The first instinct is geometric. Hidden-layer width is a function of the dataset’s complexity, not a hyperparameter to be tuned in the abstract. When I look at a new problem now, I find myself asking what shape the decision boundary needs to have, and only then thinking about parameter counts. That is a different starting point than “let me try a few sizes and see.”

The second instinct is about loss functions. Cross-entropy paired with softmax (or sigmoid) is not a stylistic choice. It is the combination where the activation’s derivative cancels out cleanly, leaving a strong gradient signal proportional to the error. MSE on a sigmoid output is the same model, mathematically valid, practically four times slower because of saturation.

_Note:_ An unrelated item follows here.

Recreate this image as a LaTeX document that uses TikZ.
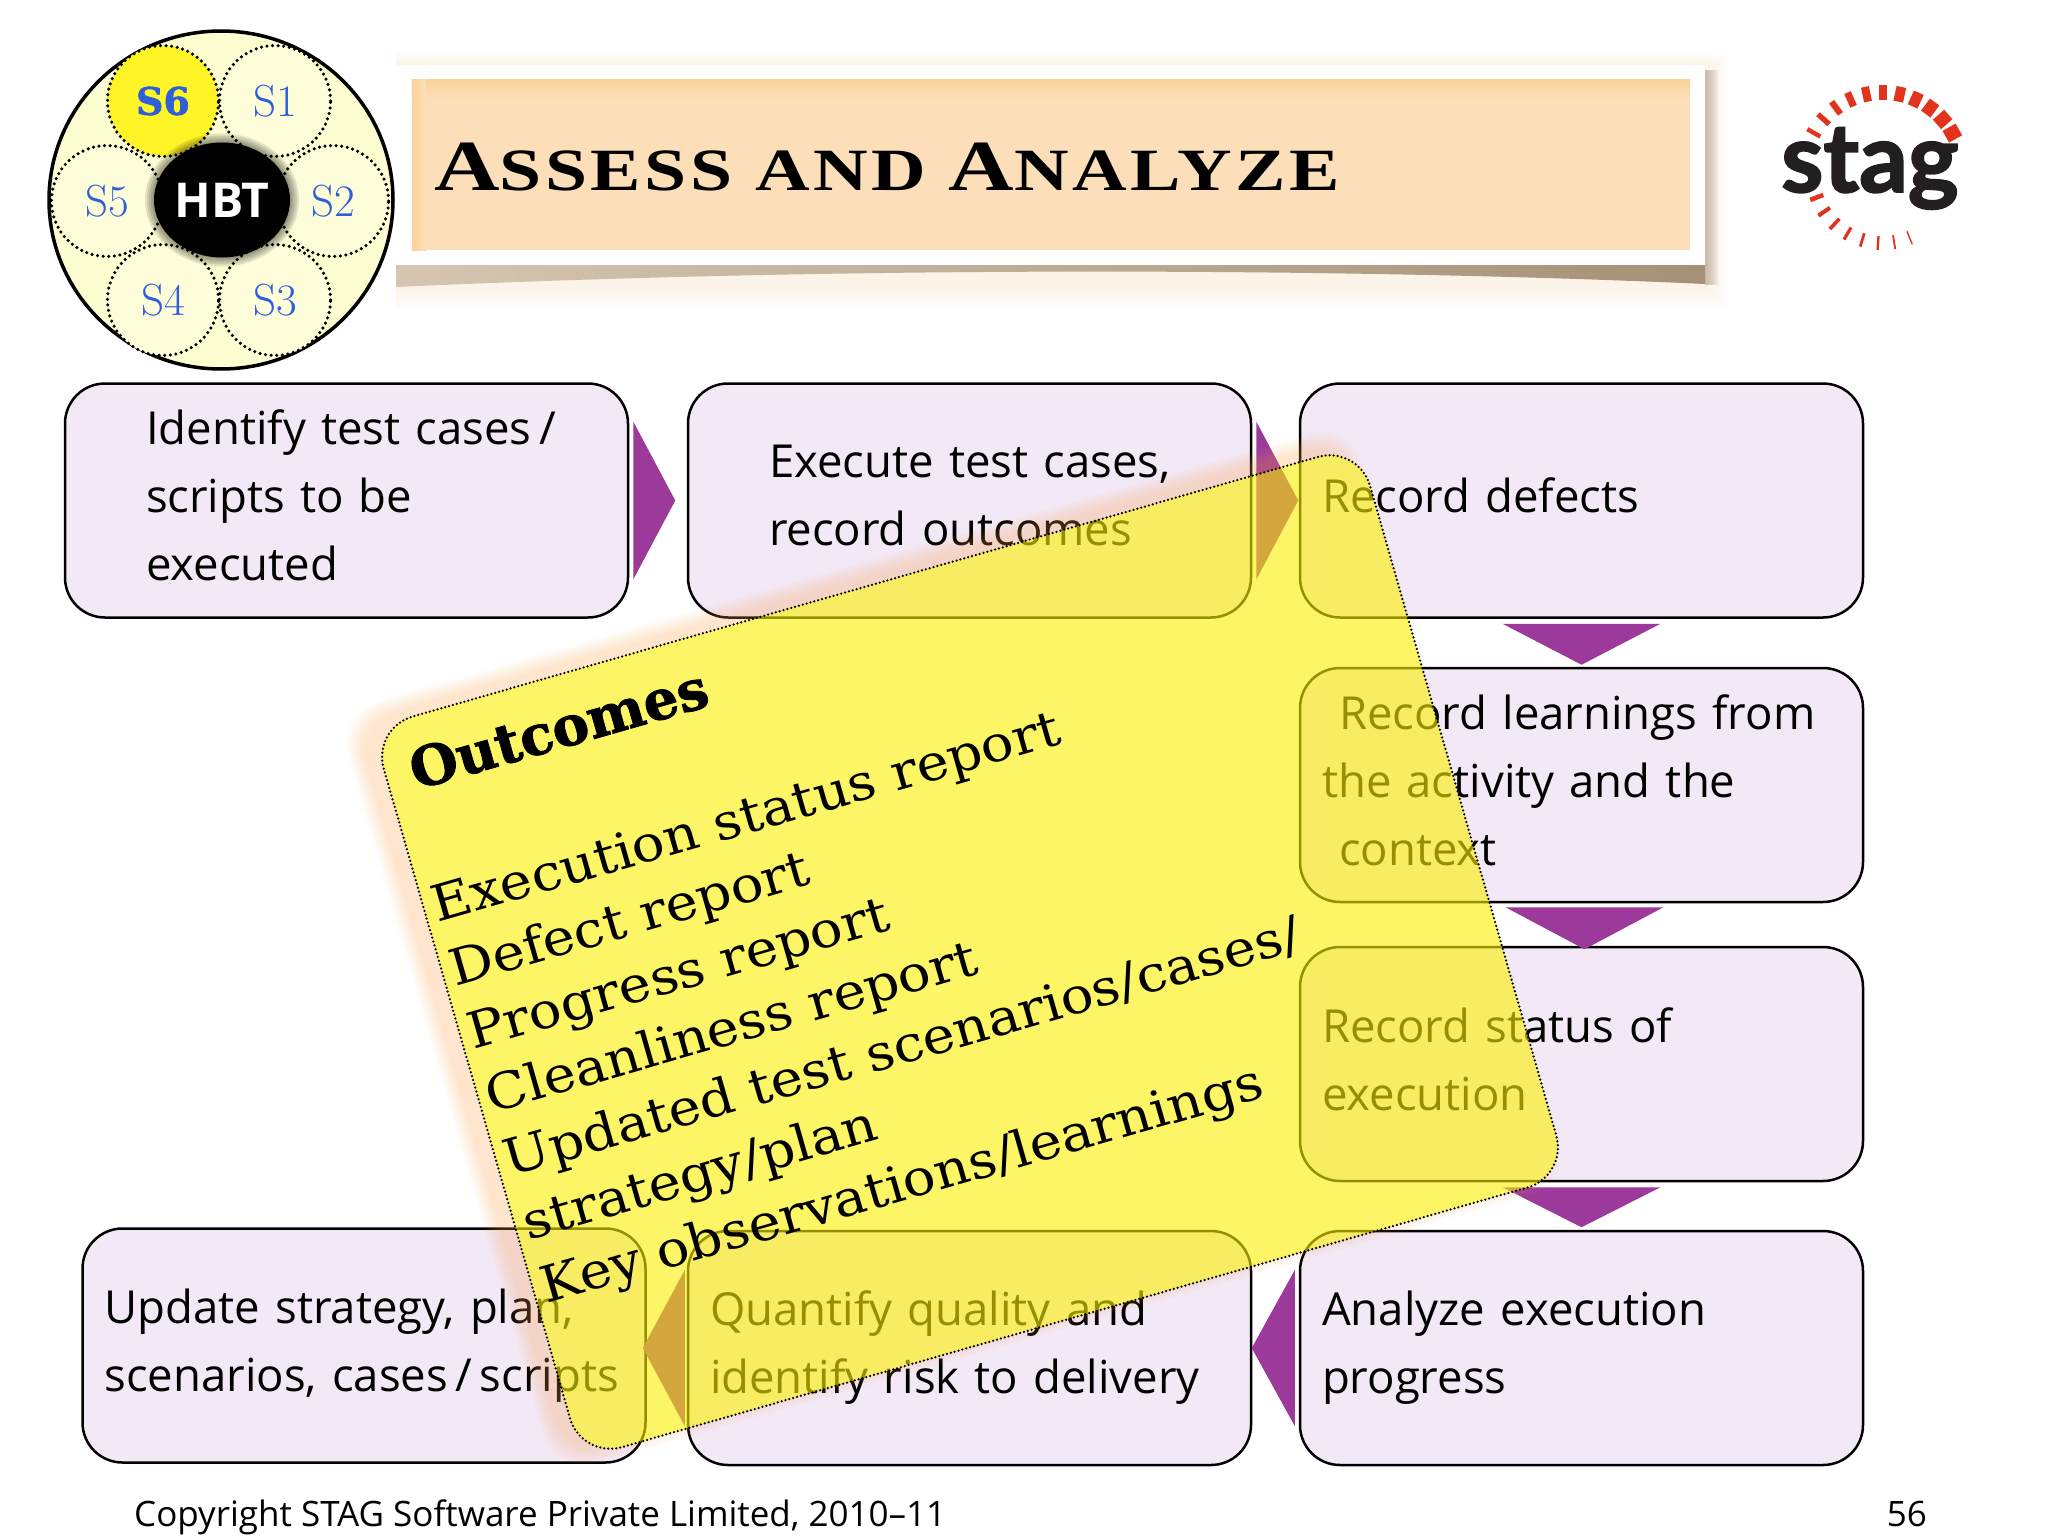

I had read this rule a dozen times. Now I have watched it.

The third instinct is about how some math is not arbitrary. Softmax-and-cross-entropy collapses to predicted - target. That is a clean, simple thing. Every framework hard-codes them as a single op for that reason. When something in ML feels suspiciously elegant, that is usually the math telling us we are in the right place.

The fourth instinct is that regularization is a continuous dial. Order-of-magnitude differences in λ produce qualitatively different models on the same data. Treating it as on-or-off is leaving a lot on the table.

None of this required fancy infrastructure. All of it required slowing down enough to derive what model.fit() is doing. The specific instincts will keep coming up. The next time someone tells me a model is not converging, I will not ask “what learning rate did you try.” I will ask what loss function and what activation, and whether the gradients are saturating. That is a much better question.